Looking back, in the spring of 2020 I was closing in on turning 50 and I was really thinking that I’d aged out of CampFI and ChooseFI.  Many of the discussions (“saving $9 on Netflix every other month” or “side hustling for $100/wk”) didn’t interest me.  To be honest, even opening a treasury direct.gov account didn’t seem worth my time in an attempt to earn more interest on a $10k transaction.

As luck would have it, CampFI SW moved from the Palm Spring area to a camp near our home in Encinitas.   I also lucked out in that the group of attendees was the best of ANY CampFI I’ve been to.  “Awesome” (see I’m old).

One big takeaway is that I am glad I’m smart enough to realize that people who are not like me can make me better.

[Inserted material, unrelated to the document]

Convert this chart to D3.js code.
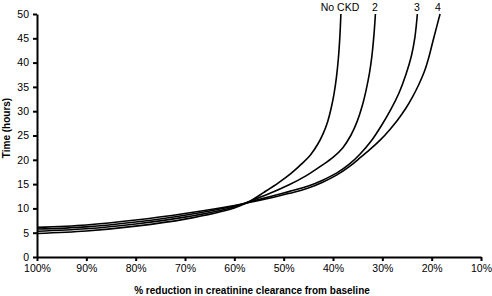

I also realize that people who challenge you to go outside your comfort zone (jumping off a zip line platform, or climbing a wall, or talking about a worldly topic) can help you grow.

In my mind, I find that talking with people who are on a similar journey ahead of you will help you navigate your path a little smarter.  Similarly, people who are on a similar journey but behind you can help you frame how you got to where you are.  Both groups of people can help you traverse your journey better than you would without them. 

*** Nothing in this article is to be construed as financial advice.  I am not a financial planner, nor do I pretend to be.  You should always consult your own professional when seeking advice. This post is not a piece of literary mastery, just a random thought I had.